- Given instruction
Your task is to transcribe all of the records exactly and leave out the pictures.
─── Stored rows
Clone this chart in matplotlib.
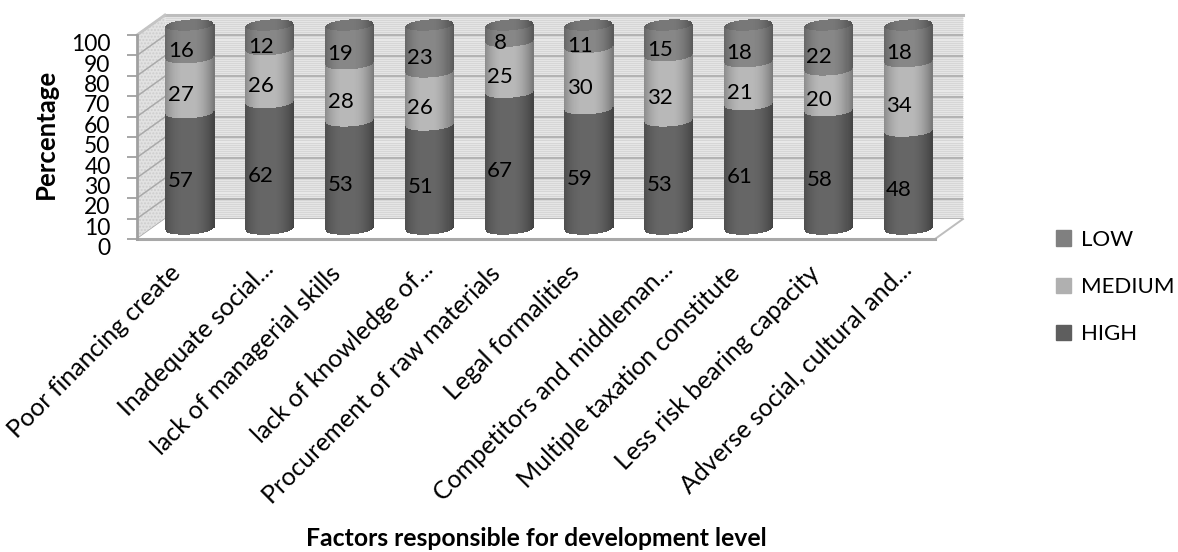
import numpy as np
import matplotlib
matplotlib.use("Agg")
import matplotlib.pyplot as plt
from matplotlib.patches import Patch, Polygon
from matplotlib.transforms import ScaledTranslation

plt.rcParams['font.family'] = ['Lato', 'DejaVu Sans']

categories = ["Poor financing create", "Inadequate social...", "lack of managerial skills",
              "lack of knowledge of...", "Procurement of raw materials", "Legal formalities",
              "Competitors and middleman...", "Multiple taxation constitute",
              "Less risk bearing capacity", "Adverse social, cultural and..."]
high = [57, 62, 53, 51, 67, 59, 53, 61, 58, 48]
medium = [27, 26, 28, 26, 25, 30, 32, 21, 20, 34]
low = [16, 12, 19, 23, 8, 11, 15, 18, 22, 18]
y_ticks = [0, 10, 20, 30, 40, 50, 60, 70, 80, 90, 100]

W, H = 1178, 552
fig = plt.figure(figsize=(W / 100, H / 100), dpi=100)
# axes box is the front plane of the 3D-looking chart
ax = fig.add_axes([137 / W, (H - 239) / H, (935 - 137) / W, (239 - 35) / H])
ax.set_xlim(-0.5, 9.5)
ax.set_ylim(0, 100)
ax.patch.set_alpha(0)
for s in ax.spines.values():
    s.set_visible(False)

# depth of the box, in axis units
dx = 0.35
dy = 9.8
x0, x1 = -0.5, 9.5

# back wall: fine stripes and gridlines
ax.add_patch(Polygon([(x0 + dx, dy), (x1 + dx, dy), (x1 + dx, 100 + dy), (x0 + dx, 100 + dy)],
                     fc='#ebebeb', ec='none', clip_on=False, zorder=1))
ax.hlines(np.arange(0.5, 100, 1.0) + dy, x0 + dx, x1 + dx, color='#d6d6d6', lw=0.9,
          clip_on=False, zorder=1.1)
ax.hlines(np.array(y_ticks) + dy, x0 + dx, x1 + dx, color='#ababab', lw=1.2,
          clip_on=False, zorder=1.2)
ax.plot([x0 + dx, x1 + dx], [100 + dy, 100 + dy], color='#bdbdbd', lw=2.2, clip_on=False, zorder=1.3)

# left wall with dotted fill, floor in white
ax.add_patch(Polygon([(x0, 0), (x0 + dx, dy), (x0 + dx, 100 + dy), (x0, 100)],
                     fc='#e2e2e2', ec='#cdcdcd', hatch='.....', lw=0, clip_on=False, zorder=1.4))
for v in y_ticks:
    ax.plot([x0, x0 + dx], [v, v + dy], color='#a9a9a9', lw=1.1, clip_on=False, zorder=1.5)
ax.plot([x0, x0 + dx], [100, 100 + dy], color='#c4c4c4', lw=2, clip_on=False, zorder=1.5)
ax.add_patch(Polygon([(x0, 0), (x1, 0), (x1 + dx, dy), (x0 + dx, dy)],
                     fc='white', ec='none', clip_on=False, zorder=1.6))
ax.plot([x1, x1 + dx], [0, dy], color='#bdbdbd', lw=1.4, clip_on=False, zorder=1.7)
ax.plot([x0, x1], [0, 0], color='#a8a8a8', lw=2.2, clip_on=False, zorder=1.8)
ax.plot([x0, x0], [0, 100], color='#a0a0a0', lw=2, clip_on=False, zorder=1.8)

# cylinders are built from thin stacked bar strips so they take a round shading
n_strips = 48
half_w = 0.30
ell = 2.7
tilt = 0.7
u = np.linspace(-1, 1, n_strips)
arc = np.sqrt(1 - u ** 2)
shade = 0.72 + 0.30 * (1 - np.abs(u + 0.08) ** 2.2)
strip_w = 2 * half_w / (n_strips - 1) * 1.3


def strip_colors(level):
    return [(level * s, level * s, level * s) for s in np.clip(shade, 0, 1)]


series = [(np.array(high), 0.40), (np.array(medium), 0.72), (np.array(low), 0.53)]
bottoms = np.zeros(len(categories))
centre = dx / 2 - 0.012
for vals, level in series:
    cols = strip_colors(level)
    for i in range(len(categories)):
        lower = bottoms[i] + dy / 2 - ell * arc + tilt * u
        ax.bar(i + centre + u * half_w, np.full(n_strips, vals[i]), strip_w, bottom=lower,
               color=cols, lw=0, clip_on=False, zorder=3)
    bottoms = bottoms + vals

# top caps
cols = strip_colors(0.47)
for i in range(len(categories)):
    ax.bar(i + centre + u * half_w, 2 * ell * arc, strip_w,
           bottom=bottoms[i] + dy / 2 - ell * arc + tilt * u,
           color=cols, lw=0, clip_on=False, zorder=3.1)

# value labels sit on the front plane
bottoms = np.zeros(len(categories))
for vals, _ in series:
    for i, v in enumerate(vals):
        ax.text(i + 0.05, bottoms[i] + v / 2, str(v), ha='center', va='center',
                fontsize=16, color='black', zorder=5)
    bottoms = bottoms + vals

ax.set_yticks(y_ticks)
ax.set_xticks(range(len(categories)))
ax.set_xticklabels(categories, rotation=45, ha='right', rotation_mode='anchor', fontsize=18)
ax.tick_params(axis='x', length=0, pad=16)
ax.tick_params(axis='y', length=7, width=1.3, color='#a0a0a0', pad=12, labelsize=16.5)
shift = ScaledTranslation(0, -5.5 / 72, fig.dpi_scale_trans)
for lab in ax.get_yticklabels():
    lab.set_transform(lab.get_transform() + shift)

# truncated labels run a little further up and to the right than the full ones
for lab in ax.get_xticklabels():
    if lab.get_text().endswith("..."):
        nudge = ScaledTranslation(5 / 100, 4 / 100, fig.dpi_scale_trans)
    else:
        nudge = ScaledTranslation(-8 / 100, 0, fig.dpi_scale_trans)
    lab.set_transform(lab.get_transform() + nudge)

fig.text(46 / W, 1 - 134 / H, "Percentage", rotation=90, fontweight='bold', fontsize=18.5,
         ha='center', va='center')
fig.text(536 / W, 1 - 538 / H, "Factors responsible for development level", fontweight='bold',
         fontsize=17.8, ha='center', va='center')

handles = [Patch(color='#808080', label='LOW'), Patch(color='#b0b0b0', label='MEDIUM'),
           Patch(color='#5e5e5e', label='HIGH')]
fig.legend(handles=handles, loc='center left', bbox_to_anchor=(1036 / W, 1 - 287 / H), frameon=False,
           fontsize=16, labelspacing=1.22, handlelength=0.68, handleheight=0.68, handletextpad=0.45)

fig.savefig('out.png', dpi=100)
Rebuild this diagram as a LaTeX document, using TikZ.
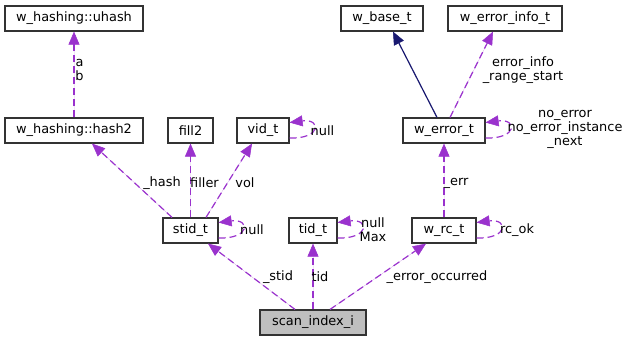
──────
- Result for this task
Clone this chart in matplotlib.
import numpy as np
import matplotlib
matplotlib.use("Agg")
import matplotlib.pyplot as plt
from matplotlib.patches import Patch, Polygon
from matplotlib.transforms import ScaledTranslation

plt.rcParams['font.family'] = ['Lato', 'DejaVu Sans']

categories = ["Poor financing create", "Inadequate social...", "lack of managerial skills",
              "lack of knowledge of...", "Procurement of raw materials", "Legal formalities",
              "Competitors and middleman...", "Multiple taxation constitute",
              "Less risk bearing capacity", "Adverse social, cultural and..."]
high = [57, 62, 53, 51, 67, 59, 53, 61, 58, 48]
medium = [27, 26, 28, 26, 25, 30, 32, 21, 20, 34]
low = [16, 12, 19, 23, 8, 11, 15, 18, 22, 18]
y_ticks = [0, 10, 20, 30, 40, 50, 60, 70, 80, 90, 100]

W, H = 1178, 552
fig = plt.figure(figsize=(W / 100, H / 100), dpi=100)
# axes box is the front plane of the 3D-looking chart
ax = fig.add_axes([137 / W, (H - 239) / H, (935 - 137) / W, (239 - 35) / H])
ax.set_xlim(-0.5, 9.5)
ax.set_ylim(0, 100)
ax.patch.set_alpha(0)
for s in ax.spines.values():
    s.set_visible(False)

# depth of the box, in axis units
dx = 0.35
dy = 9.8
x0, x1 = -0.5, 9.5

# back wall: fine stripes and gridlines
ax.add_patch(Polygon([(x0 + dx, dy), (x1 + dx, dy), (x1 + dx, 100 + dy), (x0 + dx, 100 + dy)],
                     fc='#ebebeb', ec='none', clip_on=False, zorder=1))
ax.hlines(np.arange(0.5, 100, 1.0) + dy, x0 + dx, x1 + dx, color='#d6d6d6', lw=0.9,
          clip_on=False, zorder=1.1)
ax.hlines(np.array(y_ticks) + dy, x0 + dx, x1 + dx, color='#ababab', lw=1.2,
          clip_on=False, zorder=1.2)
ax.plot([x0 + dx, x1 + dx], [100 + dy, 100 + dy], color='#bdbdbd', lw=2.2, clip_on=False, zorder=1.3)

# left wall with dotted fill, floor in white
ax.add_patch(Polygon([(x0, 0), (x0 + dx, dy), (x0 + dx, 100 + dy), (x0, 100)],
                     fc='#e2e2e2', ec='#cdcdcd', hatch='.....', lw=0, clip_on=False, zorder=1.4))
for v in y_ticks:
    ax.plot([x0, x0 + dx], [v, v + dy], color='#a9a9a9', lw=1.1, clip_on=False, zorder=1.5)
ax.plot([x0, x0 + dx], [100, 100 + dy], color='#c4c4c4', lw=2, clip_on=False, zorder=1.5)
ax.add_patch(Polygon([(x0, 0), (x1, 0), (x1 + dx, dy), (x0 + dx, dy)],
                     fc='white', ec='none', clip_on=False, zorder=1.6))
ax.plot([x1, x1 + dx], [0, dy], color='#bdbdbd', lw=1.4, clip_on=False, zorder=1.7)
ax.plot([x0, x1], [0, 0], color='#a8a8a8', lw=2.2, clip_on=False, zorder=1.8)
ax.plot([x0, x0], [0, 100], color='#a0a0a0', lw=2, clip_on=False, zorder=1.8)

# cylinders are built from thin stacked bar strips so they take a round shading
n_strips = 48
half_w = 0.30
ell = 2.7
tilt = 0.7
u = np.linspace(-1, 1, n_strips)
arc = np.sqrt(1 - u ** 2)
shade = 0.72 + 0.30 * (1 - np.abs(u + 0.08) ** 2.2)
strip_w = 2 * half_w / (n_strips - 1) * 1.3


def strip_colors(level):
    return [(level * s, level * s, level * s) for s in np.clip(shade, 0, 1)]


series = [(np.array(high), 0.40), (np.array(medium), 0.72), (np.array(low), 0.53)]
bottoms = np.zeros(len(categories))
centre = dx / 2 - 0.012
for vals, level in series:
    cols = strip_colors(level)
    for i in range(len(categories)):
        lower = bottoms[i] + dy / 2 - ell * arc + tilt * u
        ax.bar(i + centre + u * half_w, np.full(n_strips, vals[i]), strip_w, bottom=lower,
               color=cols, lw=0, clip_on=False, zorder=3)
    bottoms = bottoms + vals

# top caps
cols = strip_colors(0.47)
for i in range(len(categories)):
    ax.bar(i + centre + u * half_w, 2 * ell * arc, strip_w,
           bottom=bottoms[i] + dy / 2 - ell * arc + tilt * u,
           color=cols, lw=0, clip_on=False, zorder=3.1)

# value labels sit on the front plane
bottoms = np.zeros(len(categories))
for vals, _ in series:
    for i, v in enumerate(vals):
        ax.text(i + 0.05, bottoms[i] + v / 2, str(v), ha='center', va='center',
                fontsize=16, color='black', zorder=5)
    bottoms = bottoms + vals

ax.set_yticks(y_ticks)
ax.set_xticks(range(len(categories)))
ax.set_xticklabels(categories, rotation=45, ha='right', rotation_mode='anchor', fontsize=18)
ax.tick_params(axis='x', length=0, pad=16)
ax.tick_params(axis='y', length=7, width=1.3, color='#a0a0a0', pad=12, labelsize=16.5)
shift = ScaledTranslation(0, -5.5 / 72, fig.dpi_scale_trans)
for lab in ax.get_yticklabels():
    lab.set_transform(lab.get_transform() + shift)

# truncated labels run a little further up and to the right than the full ones
for lab in ax.get_xticklabels():
    if lab.get_text().endswith("..."):
        nudge = ScaledTranslation(5 / 100, 4 / 100, fig.dpi_scale_trans)
    else:
        nudge = ScaledTranslation(-8 / 100, 0, fig.dpi_scale_trans)
    lab.set_transform(lab.get_transform() + nudge)

fig.text(46 / W, 1 - 134 / H, "Percentage", rotation=90, fontweight='bold', fontsize=18.5,
         ha='center', va='center')
fig.text(536 / W, 1 - 538 / H, "Factors responsible for development level", fontweight='bold',
         fontsize=17.8, ha='center', va='center')

handles = [Patch(color='#808080', label='LOW'), Patch(color='#b0b0b0', label='MEDIUM'),
           Patch(color='#5e5e5e', label='HIGH')]
fig.legend(handles=handles, loc='center left', bbox_to_anchor=(1036 / W, 1 - 287 / H), frameon=False,
           fontsize=16, labelspacing=1.22, handlelength=0.68, handleheight=0.68, handletextpad=0.45)

fig.savefig('out.png', dpi=100)
Rebuild this diagram as a LaTeX document, using TikZ.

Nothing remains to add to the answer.